Manuel Luque (1854-1919), Caricature représentant Stéphane Mallarmé sous les traits du dieu Pan.

Caricature et charge ont le même sens et la même étymologie (en italien, caricare, charger). La caricature s’applique au dessin ou à la peinture et également aux œuvres littéraires. Elle désigne la représentation graphique et grotesque soit d’une personne, soit d’un fait qu’on veut ridiculiser. La caricature se dit de tout trait qui ajoute à la nature quelque chose de forcé, d’exagéré, de bouffon.

La frontière entre caricature, satire, parodie et grotesque est assez problématique.

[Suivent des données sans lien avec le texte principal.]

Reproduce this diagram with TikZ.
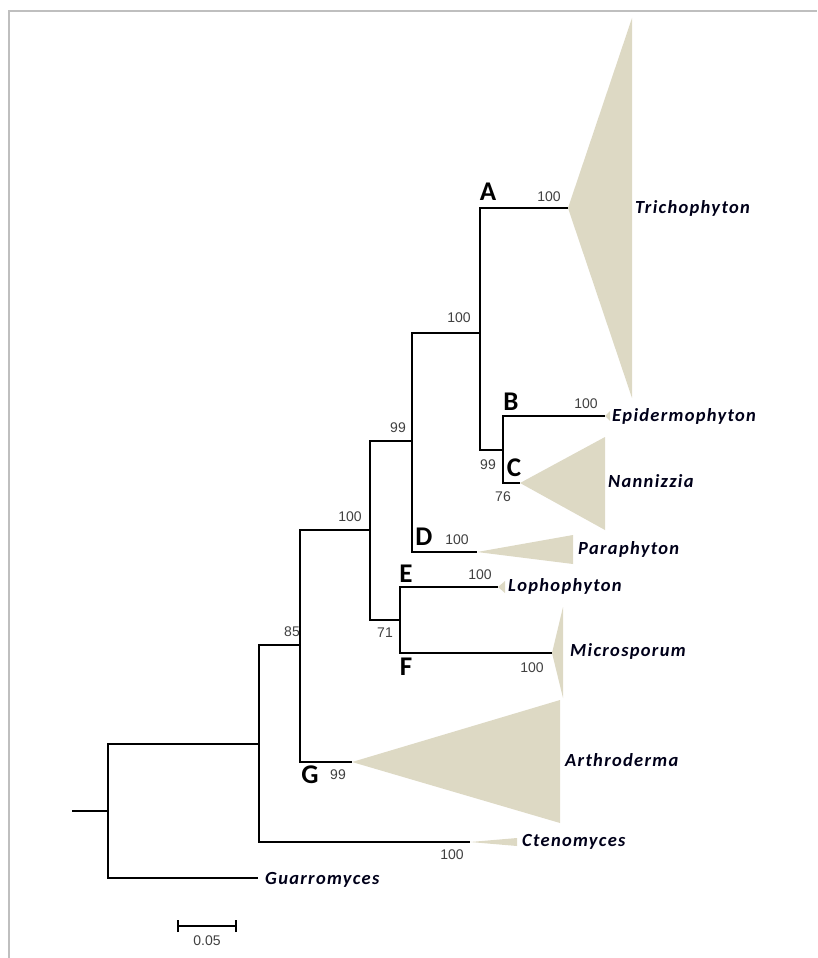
\documentclass[tikz,border=0pt]{standalone}
\usepackage{fontspec}
\setmainfont{Carlito}
\newfontfamily\numfont{Liberation Sans}
\newfontfamily\taxfont[LetterSpace=7]{Carlito}
\begin{document}
\begin{tikzpicture}[x=1pt,y=-1pt,
  branch/.style={line width=1.4pt,black},
  tri/.style={fill=tancol,draw=none},
  taxon/.style={anchor=west,font=\taxfont\fontsize{18.5}{21}\selectfont\bfseries\itshape,text=black!90!blue,inner sep=0pt},
  boot/.style={font=\numfont\fontsize{14}{16}\selectfont,text=black!75,inner sep=0pt},
  clade/.style={font=\fontsize{27}{30}\selectfont\bfseries,text=black,inner sep=0pt},
  frame/.style={draw=black!25,line width=2pt}]
\definecolor{tancol}{HTML}{DDD9C4}
\useasboundingbox (0,0) rectangle (817,958);
\draw[frame] (9,958) -- (9,11) -- (817,11);
% coordinates
\coordinate (s0) at (72,811);
\coordinate (n0) at (108,811);
\coordinate (guar) at (258,878);
\coordinate (n85) at (259,744);
\coordinate (cten) at (470,842);
\coordinate (n100a) at (300,645);
\coordinate (gtip) at (352,762);
\coordinate (n99) at (370,530);
\coordinate (n100b) at (412,441);
\coordinate (nEF) at (400,620);
\coordinate (nA) at (480,333);
\coordinate (dtip) at (477,552);
\coordinate (atip) at (568,208);
\coordinate (nB) at (503,450);
\coordinate (epi) at (605,416);
\coordinate (ctip) at (520,483);
\coordinate (loph) at (498,587);
\coordinate (micro) at (552,653);
% collapsed clades
\fill[tri] (atip) -- (632,18) -- (632,398) -- cycle;
\fill[tri] (ctip) -- (605,437) -- (605,530) -- cycle;
\fill[tri] (dtip) -- (573,535) -- (573,564) -- cycle;
\fill[tri] (micro) -- (563,607) -- (563,698) -- cycle;
\fill[tri] (gtip) -- (560,700) -- (560,823) -- cycle;
\fill[tri] (cten) -- (517,838) -- (517,846) -- cycle;
\fill[tri] (epi) -- (610,411) -- (610,421) -- cycle;
\fill[tri] (loph) -- (505,581) -- (505,593) -- cycle;
% branches
\draw[branch] (s0) -- (n0);
\draw[branch] (n0) |- (guar);
\draw[branch] (n0) |- (n85);
\draw[branch] (n85) |- (cten);
\draw[branch] (n85) |- (n100a);
\draw[branch] (n100a) |- (gtip);
\draw[branch] (n100a) |- (n99);
\draw[branch] (n99) |- (n100b);
\draw[branch] (n99) |- (nEF);
\draw[branch] (n100b) |- (nA);
\draw[branch] (n100b) |- (dtip);
\draw[branch] (nA) |- (atip);
\draw[branch] (nA) |- (nB);
\draw[branch] (nB) |- (epi);
\draw[branch] (nB) |- (ctip);
\draw[branch] (nEF) |- (loph);
\draw[branch] (nEF) |- (micro);
% taxon labels
\node[taxon] (tTri) at (635,208) {Trichophyton};
\node[taxon] (tEpi) at (612,416) {Epidermophyton};
\node[taxon] (tNan) at (608,481) {Nannizzia};
\node[taxon] (tPar) at (578,549) {Paraphyton};
\node[taxon] (tLop) at (508,586) {Lophophyton};
\node[taxon] (tMic) at (570,651) {Microsporum};
\node[taxon] (tArt) at (565,760) {Arthroderma};
\node[taxon] (tCte) at (522,842) {Ctenomyces};
\node[taxon] (tGua) at (265,880) {Guarromyces};
% clade letters
\node[clade] (lA) at (488,192) {A};
\node[clade] (lB) at (511,402) {B};
\node[clade] (lC) at (514,468) {C};
\node[clade] (lD) at (424,537) {D};
\node[clade] (lE) at (406,574) {E};
\node[clade] (lF) at (406,667) {F};
\node[clade] (lG) at (310,775) {G};
% bootstrap values
\node[boot] (bA) at (549,197) {100};
\node[boot] (b100b) at (459,318) {100};
\node[boot] (b99a) at (398,428) {99};
\node[boot] (b100a) at (350,517) {100};
\node[boot] (b85) at (292,632) {85};
\node[boot] (bB) at (586,404) {100};
\node[boot] (b99b) at (488,465) {99};
\node[boot] (bC) at (503,497) {76};
\node[boot] (bD) at (457,540) {100};
\node[boot] (bE) at (480,575) {100};
\node[boot] (b71) at (385,633) {71};
\node[boot] (bF) at (532,668) {100};
\node[boot] (bG) at (338,775) {99};
\node[boot] (bCte) at (452,855) {100};
% scale bar
\coordinate (sb1) at (178,926);
\coordinate (sb2) at (236,926);
\draw[branch,line width=1.2pt] (sb1) -- (sb2);
\draw[branch,line width=1.2pt] ([yshift=-6pt]sb1) -- ([yshift=6pt]sb1);
\draw[branch,line width=1.2pt] ([yshift=-6pt]sb2) -- ([yshift=6pt]sb2);
\node[boot] (sbl) at (207,941) {0.05};
\end{tikzpicture}
\end{document}
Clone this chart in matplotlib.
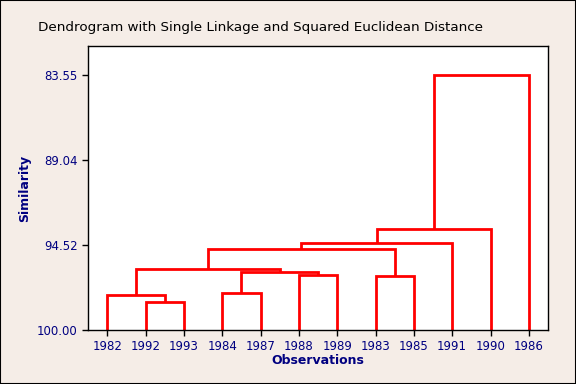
import matplotlib
matplotlib.use("Agg")
import matplotlib.pyplot as plt

# Data
labels = ["1982", "1992", "1993", "1984", "1987", "1988", "1989",
          "1983", "1985", "1991", "1990", "1986"]
# merges: (left item/cluster, right item/cluster, similarity)
# items 0..11 by leaf order; new clusters get ids 12, 13, ...
merges = [
    (1, 2, 98.17),
    (0, 12, 97.72),
    (3, 4, 97.59),
    (5, 6, 96.45),
    (7, 8, 96.52),
    (14, 15, 96.28),
    (13, 17, 96.06),
    (18, 16, 94.77),
    (19, 9, 94.39),
    (20, 10, 93.49),
    (21, 11, 83.55),
]
yticks = [83.55, 89.04, 94.52, 100.00]

bg = "#F5EDE7"
navy = "#000080"

fig = plt.figure(figsize=(5.76, 3.84), dpi=100, facecolor=bg)
ax = fig.add_axes([88/576, 1-330/384, (548-88)/576, (330-46)/384])
ax.set_facecolor("white")

pos = {i: (i + 1, 100.0) for i in range(len(labels))}
nid = len(labels)
for a, b, s in merges:
    xa, ya = pos[a]
    xb, yb = pos[b]
    ax.plot([xa, xa, xb, xb], [ya, s, s, yb], color="#FF0000", lw=2.0,
            solid_joinstyle="miter", solid_capstyle="butt")
    pos[nid] = ((xa + xb) / 2, s)
    nid += 1

ax.set_xlim(0.5, 12.5)
ax.set_ylim(100.0, 81.68)
ax.set_xticks(range(1, len(labels) + 1))
ax.set_xticklabels(labels)
ax.set_yticks(yticks)
ax.set_yticklabels([f"{v:.2f}" for v in yticks])
ax.tick_params(axis="both", direction="out", length=4, width=1, colors="black",
               labelcolor=navy, labelsize=8.5)
for sp in ax.spines.values():
    sp.set_color("black")
    sp.set_linewidth(1)

ax.set_xlabel("Observations", color=navy, fontsize=9, fontweight="bold")
ax.xaxis.set_label_coords(0.5, -(360 - 330) / 284, transform=ax.transAxes)
ax.xaxis.label.set_va("center")
ax.set_ylabel("Similarity", color=navy, fontsize=9, fontweight="bold")
ax.yaxis.set_label_coords((25 - 88) / 460, 0.5)
ax.yaxis.label.set_va("center")
fig.text(260/576, 1-27/384, "Dendrogram with Single Linkage and Squared Euclidean Distance",
         ha="center", va="center", fontsize=9.7, color="black")

# figure border
fig.patches.append(plt.Rectangle((0, 0), 1, 1, transform=fig.transFigure,
                                 fill=False, edgecolor="black", lw=1.5))

fig.savefig("out.png", dpi=100, facecolor=bg)
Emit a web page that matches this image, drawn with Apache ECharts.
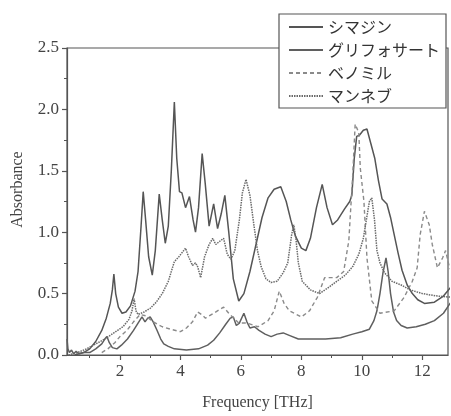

Voici néanmoins la définition traditionnelle de la caricature.

Elle est :

  • un dessin, peinture qui, par le trait, le choix des détails, accentue ou révèle certains aspects (ridicules, déplaisants) ;
  • une description comique ou satirique, par l’accentuation de certains traits (ridicules, déplaisants) ;
  • une personne laide et ridiculement accoutrée.

Dans la caricature, la déformation et la dérision sont des traits essentiels. Cet idéogramme oblige le spectateur à devenir lecture en établissant un lien entre l’image et le modèle ou le type représenté. Ce lien n’est pas toujours évident surtout lorsque le lecteur est séparé chronologiquement ou culturellement de la caricature.

→ À lire : La satire. – La parodie.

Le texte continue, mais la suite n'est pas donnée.